- _Exercise prompt_
Take the lines from the top down to and including the one with "const seriesColors = ['#002060', '#C00000', '#70AD47'];" and repeat them exactly. Omit images.

- _Recorded data_
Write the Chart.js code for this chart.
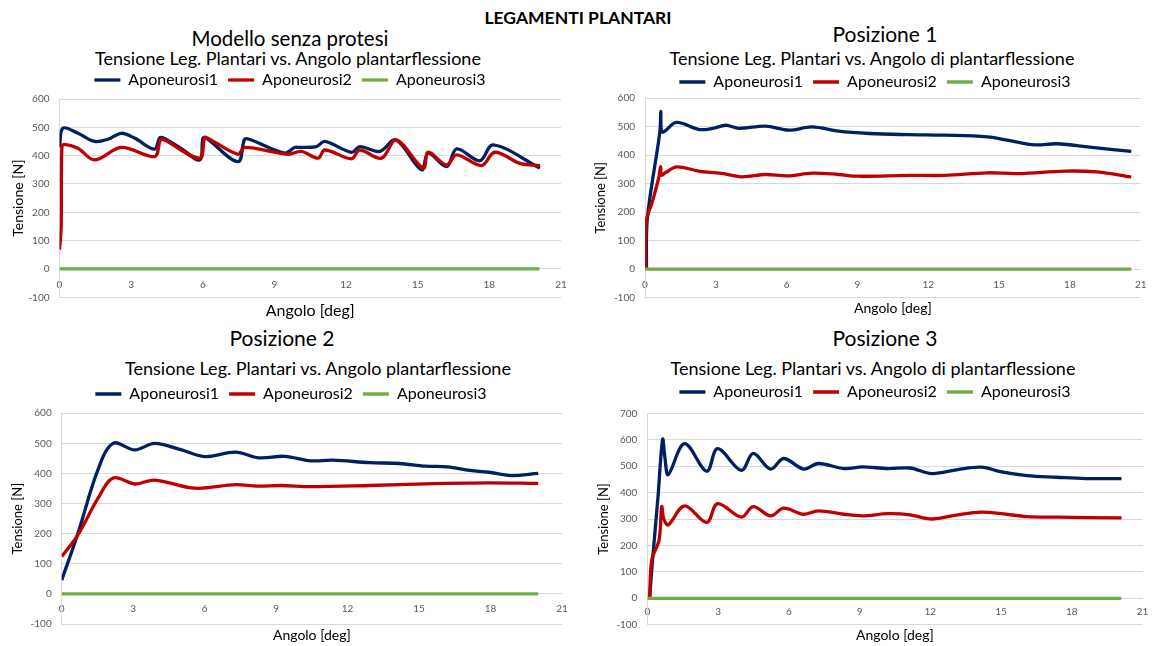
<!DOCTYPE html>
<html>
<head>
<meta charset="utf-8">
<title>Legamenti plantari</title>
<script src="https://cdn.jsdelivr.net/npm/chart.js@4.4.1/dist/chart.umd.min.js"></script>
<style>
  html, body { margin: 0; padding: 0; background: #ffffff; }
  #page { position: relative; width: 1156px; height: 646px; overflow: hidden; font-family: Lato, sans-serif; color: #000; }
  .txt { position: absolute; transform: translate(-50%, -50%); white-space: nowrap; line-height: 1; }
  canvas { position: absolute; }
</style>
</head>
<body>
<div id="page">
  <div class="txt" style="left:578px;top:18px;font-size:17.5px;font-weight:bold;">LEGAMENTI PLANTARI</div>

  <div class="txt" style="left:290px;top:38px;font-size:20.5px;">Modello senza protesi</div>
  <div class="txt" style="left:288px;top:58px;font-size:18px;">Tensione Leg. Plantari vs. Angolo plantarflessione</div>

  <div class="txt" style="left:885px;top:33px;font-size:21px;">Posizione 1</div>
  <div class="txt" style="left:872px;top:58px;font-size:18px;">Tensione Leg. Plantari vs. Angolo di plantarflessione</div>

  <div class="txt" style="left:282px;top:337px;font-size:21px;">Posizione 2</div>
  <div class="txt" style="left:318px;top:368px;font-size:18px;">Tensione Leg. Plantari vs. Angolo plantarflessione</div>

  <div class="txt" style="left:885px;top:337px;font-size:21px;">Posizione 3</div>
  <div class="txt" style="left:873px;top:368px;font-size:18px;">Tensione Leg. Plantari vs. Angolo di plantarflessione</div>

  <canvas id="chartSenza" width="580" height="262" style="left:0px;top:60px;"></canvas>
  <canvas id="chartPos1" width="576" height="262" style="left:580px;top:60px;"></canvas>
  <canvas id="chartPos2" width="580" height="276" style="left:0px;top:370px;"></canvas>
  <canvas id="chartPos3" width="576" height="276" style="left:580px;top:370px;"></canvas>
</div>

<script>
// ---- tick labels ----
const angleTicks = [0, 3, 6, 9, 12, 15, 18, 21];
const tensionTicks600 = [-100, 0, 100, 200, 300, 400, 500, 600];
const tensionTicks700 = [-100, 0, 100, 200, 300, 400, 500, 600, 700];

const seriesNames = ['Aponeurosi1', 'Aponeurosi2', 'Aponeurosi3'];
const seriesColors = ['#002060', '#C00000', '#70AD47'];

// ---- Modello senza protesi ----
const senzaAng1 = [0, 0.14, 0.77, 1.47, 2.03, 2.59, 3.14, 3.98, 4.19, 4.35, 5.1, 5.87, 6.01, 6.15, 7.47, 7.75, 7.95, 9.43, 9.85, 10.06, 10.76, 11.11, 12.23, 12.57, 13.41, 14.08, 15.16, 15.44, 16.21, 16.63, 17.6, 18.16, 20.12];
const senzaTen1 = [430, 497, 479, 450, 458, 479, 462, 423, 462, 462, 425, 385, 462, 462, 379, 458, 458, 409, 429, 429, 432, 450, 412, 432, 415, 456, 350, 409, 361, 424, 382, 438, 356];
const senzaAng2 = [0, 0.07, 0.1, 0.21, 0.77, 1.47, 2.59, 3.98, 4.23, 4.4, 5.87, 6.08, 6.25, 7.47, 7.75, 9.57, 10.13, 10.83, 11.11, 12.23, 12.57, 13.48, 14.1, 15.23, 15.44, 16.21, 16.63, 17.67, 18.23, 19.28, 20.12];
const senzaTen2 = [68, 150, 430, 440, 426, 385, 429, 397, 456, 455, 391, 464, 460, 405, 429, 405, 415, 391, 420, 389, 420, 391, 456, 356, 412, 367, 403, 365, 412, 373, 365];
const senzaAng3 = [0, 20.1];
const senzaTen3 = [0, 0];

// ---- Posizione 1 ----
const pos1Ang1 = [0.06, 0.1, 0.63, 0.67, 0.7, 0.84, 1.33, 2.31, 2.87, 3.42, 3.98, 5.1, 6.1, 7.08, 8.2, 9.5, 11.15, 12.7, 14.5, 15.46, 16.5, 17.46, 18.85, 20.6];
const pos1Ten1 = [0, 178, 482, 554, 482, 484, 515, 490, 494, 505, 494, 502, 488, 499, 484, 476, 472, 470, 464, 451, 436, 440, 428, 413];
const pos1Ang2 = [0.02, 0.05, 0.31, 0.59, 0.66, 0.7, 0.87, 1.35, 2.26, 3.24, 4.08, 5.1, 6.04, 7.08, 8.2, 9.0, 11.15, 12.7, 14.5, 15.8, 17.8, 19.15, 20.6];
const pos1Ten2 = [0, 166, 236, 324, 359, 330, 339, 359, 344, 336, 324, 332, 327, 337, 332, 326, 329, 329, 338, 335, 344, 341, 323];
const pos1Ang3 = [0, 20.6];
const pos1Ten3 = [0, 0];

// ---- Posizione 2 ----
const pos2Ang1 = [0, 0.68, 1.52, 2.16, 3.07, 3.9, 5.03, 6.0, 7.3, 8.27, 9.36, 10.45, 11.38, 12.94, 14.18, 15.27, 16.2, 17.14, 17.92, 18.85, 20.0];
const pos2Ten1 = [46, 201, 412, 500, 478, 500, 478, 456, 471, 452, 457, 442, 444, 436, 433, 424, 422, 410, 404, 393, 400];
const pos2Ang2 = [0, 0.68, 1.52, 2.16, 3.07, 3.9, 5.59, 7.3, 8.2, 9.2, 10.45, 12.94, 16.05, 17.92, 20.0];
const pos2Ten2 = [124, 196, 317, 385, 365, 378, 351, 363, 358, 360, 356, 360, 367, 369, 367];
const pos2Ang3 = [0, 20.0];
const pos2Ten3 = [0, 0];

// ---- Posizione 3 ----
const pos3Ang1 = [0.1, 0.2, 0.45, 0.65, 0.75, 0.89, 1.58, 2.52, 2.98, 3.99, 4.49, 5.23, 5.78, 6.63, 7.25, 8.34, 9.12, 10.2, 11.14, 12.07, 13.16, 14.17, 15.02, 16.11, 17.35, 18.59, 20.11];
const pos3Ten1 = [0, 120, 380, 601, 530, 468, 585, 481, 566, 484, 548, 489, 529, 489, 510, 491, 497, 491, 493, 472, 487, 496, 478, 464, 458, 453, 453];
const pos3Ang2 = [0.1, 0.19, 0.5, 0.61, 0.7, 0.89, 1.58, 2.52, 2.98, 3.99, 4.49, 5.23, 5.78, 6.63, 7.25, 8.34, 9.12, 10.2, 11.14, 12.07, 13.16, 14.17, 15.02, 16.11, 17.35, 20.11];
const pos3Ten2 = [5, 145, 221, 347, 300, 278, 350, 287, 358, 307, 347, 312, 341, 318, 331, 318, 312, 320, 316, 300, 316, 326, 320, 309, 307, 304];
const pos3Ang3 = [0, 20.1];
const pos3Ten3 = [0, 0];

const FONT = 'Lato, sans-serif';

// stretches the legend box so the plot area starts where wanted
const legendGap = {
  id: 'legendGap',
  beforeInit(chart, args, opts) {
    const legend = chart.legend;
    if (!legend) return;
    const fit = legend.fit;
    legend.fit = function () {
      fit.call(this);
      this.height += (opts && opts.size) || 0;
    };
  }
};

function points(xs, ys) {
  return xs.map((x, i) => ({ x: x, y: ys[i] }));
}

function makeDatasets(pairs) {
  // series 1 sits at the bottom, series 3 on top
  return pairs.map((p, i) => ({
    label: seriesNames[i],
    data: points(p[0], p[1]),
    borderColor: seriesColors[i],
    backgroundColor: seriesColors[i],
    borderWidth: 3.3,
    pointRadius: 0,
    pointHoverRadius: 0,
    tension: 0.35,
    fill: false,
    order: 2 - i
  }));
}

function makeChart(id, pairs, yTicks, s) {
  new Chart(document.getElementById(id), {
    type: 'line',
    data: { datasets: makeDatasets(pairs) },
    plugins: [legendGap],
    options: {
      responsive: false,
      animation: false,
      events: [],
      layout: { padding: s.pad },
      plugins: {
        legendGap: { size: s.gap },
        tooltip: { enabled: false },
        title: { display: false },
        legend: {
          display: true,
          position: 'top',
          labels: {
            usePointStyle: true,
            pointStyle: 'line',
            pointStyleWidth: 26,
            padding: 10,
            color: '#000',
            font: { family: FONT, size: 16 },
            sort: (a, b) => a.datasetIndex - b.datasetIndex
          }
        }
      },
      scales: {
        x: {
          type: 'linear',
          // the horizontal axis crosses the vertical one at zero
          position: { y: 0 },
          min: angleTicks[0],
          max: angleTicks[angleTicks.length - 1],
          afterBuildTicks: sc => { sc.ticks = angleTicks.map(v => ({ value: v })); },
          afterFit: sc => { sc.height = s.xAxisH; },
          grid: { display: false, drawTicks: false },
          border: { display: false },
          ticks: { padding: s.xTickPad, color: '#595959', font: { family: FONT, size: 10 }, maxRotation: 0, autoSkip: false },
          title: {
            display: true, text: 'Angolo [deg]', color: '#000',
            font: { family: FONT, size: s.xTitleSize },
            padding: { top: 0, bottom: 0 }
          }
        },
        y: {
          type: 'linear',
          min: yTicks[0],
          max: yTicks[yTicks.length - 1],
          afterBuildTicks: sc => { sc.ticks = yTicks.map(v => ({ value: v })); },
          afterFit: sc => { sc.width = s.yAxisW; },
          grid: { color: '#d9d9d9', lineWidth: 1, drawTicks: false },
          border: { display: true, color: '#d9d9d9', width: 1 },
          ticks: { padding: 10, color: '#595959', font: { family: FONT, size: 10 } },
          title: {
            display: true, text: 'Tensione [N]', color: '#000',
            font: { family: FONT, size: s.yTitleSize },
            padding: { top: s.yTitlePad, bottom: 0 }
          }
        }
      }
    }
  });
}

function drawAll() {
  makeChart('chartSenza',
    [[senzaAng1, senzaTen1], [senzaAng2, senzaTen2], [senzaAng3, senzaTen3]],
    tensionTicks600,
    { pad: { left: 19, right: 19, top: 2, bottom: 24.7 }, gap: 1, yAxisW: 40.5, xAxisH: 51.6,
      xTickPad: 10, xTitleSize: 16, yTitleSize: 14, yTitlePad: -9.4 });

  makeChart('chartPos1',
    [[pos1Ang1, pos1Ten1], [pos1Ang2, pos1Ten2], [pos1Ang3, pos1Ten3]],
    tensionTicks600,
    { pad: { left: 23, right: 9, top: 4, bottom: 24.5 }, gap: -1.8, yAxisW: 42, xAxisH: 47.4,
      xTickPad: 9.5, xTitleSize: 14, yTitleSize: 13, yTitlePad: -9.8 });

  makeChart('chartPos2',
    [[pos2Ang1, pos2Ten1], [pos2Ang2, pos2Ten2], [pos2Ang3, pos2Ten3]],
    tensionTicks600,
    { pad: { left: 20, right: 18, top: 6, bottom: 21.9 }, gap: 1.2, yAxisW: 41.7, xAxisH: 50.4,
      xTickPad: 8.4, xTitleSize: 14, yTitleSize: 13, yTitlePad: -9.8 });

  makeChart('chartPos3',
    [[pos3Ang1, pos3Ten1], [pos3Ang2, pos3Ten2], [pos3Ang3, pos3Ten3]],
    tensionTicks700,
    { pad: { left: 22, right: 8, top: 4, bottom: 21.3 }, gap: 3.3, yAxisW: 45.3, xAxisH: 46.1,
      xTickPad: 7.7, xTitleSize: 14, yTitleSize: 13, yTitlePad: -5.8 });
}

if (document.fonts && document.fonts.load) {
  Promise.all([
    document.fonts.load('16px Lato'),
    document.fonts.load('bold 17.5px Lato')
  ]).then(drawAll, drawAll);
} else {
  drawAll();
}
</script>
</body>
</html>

- _Response to the exercise_
Write the Chart.js code for this chart.
<!DOCTYPE html>
<html>
<head>
<meta charset="utf-8">
<title>Legamenti plantari</title>
<script src="https://cdn.jsdelivr.net/npm/chart.js@4.4.1/dist/chart.umd.min.js"></script>
<style>
  html, body { margin: 0; padding: 0; background: #ffffff; }
  #page { position: relative; width: 1156px; height: 646px; overflow: hidden; font-family: Lato, sans-serif; color: #000; }
  .txt { position: absolute; transform: translate(-50%, -50%); white-space: nowrap; line-height: 1; }
  canvas { position: absolute; }
</style>
</head>
<body>
<div id="page">
  <div class="txt" style="left:578px;top:18px;font-size:17.5px;font-weight:bold;">LEGAMENTI PLANTARI</div>

  <div class="txt" style="left:290px;top:38px;font-size:20.5px;">Modello senza protesi</div>
  <div class="txt" style="left:288px;top:58px;font-size:18px;">Tensione Leg. Plantari vs. Angolo plantarflessione</div>

  <div class="txt" style="left:885px;top:33px;font-size:21px;">Posizione 1</div>
  <div class="txt" style="left:872px;top:58px;font-size:18px;">Tensione Leg. Plantari vs. Angolo di plantarflessione</div>

  <div class="txt" style="left:282px;top:337px;font-size:21px;">Posizione 2</div>
  <div class="txt" style="left:318px;top:368px;font-size:18px;">Tensione Leg. Plantari vs. Angolo plantarflessione</div>

  <div class="txt" style="left:885px;top:337px;font-size:21px;">Posizione 3</div>
  <div class="txt" style="left:873px;top:368px;font-size:18px;">Tensione Leg. Plantari vs. Angolo di plantarflessione</div>

  <canvas id="chartSenza" width="580" height="262" style="left:0px;top:60px;"></canvas>
  <canvas id="chartPos1" width="576" height="262" style="left:580px;top:60px;"></canvas>
  <canvas id="chartPos2" width="580" height="276" style="left:0px;top:370px;"></canvas>
  <canvas id="chartPos3" width="576" height="276" style="left:580px;top:370px;"></canvas>
</div>

<script>
// ---- tick labels ----
const angleTicks = [0, 3, 6, 9, 12, 15, 18, 21];
const tensionTicks600 = [-100, 0, 100, 200, 300, 400, 500, 600];
const tensionTicks700 = [-100, 0, 100, 200, 300, 400, 500, 600, 700];

const seriesNames = ['Aponeurosi1', 'Aponeurosi2', 'Aponeurosi3'];
const seriesColors = ['#002060', '#C00000', '#70AD47'];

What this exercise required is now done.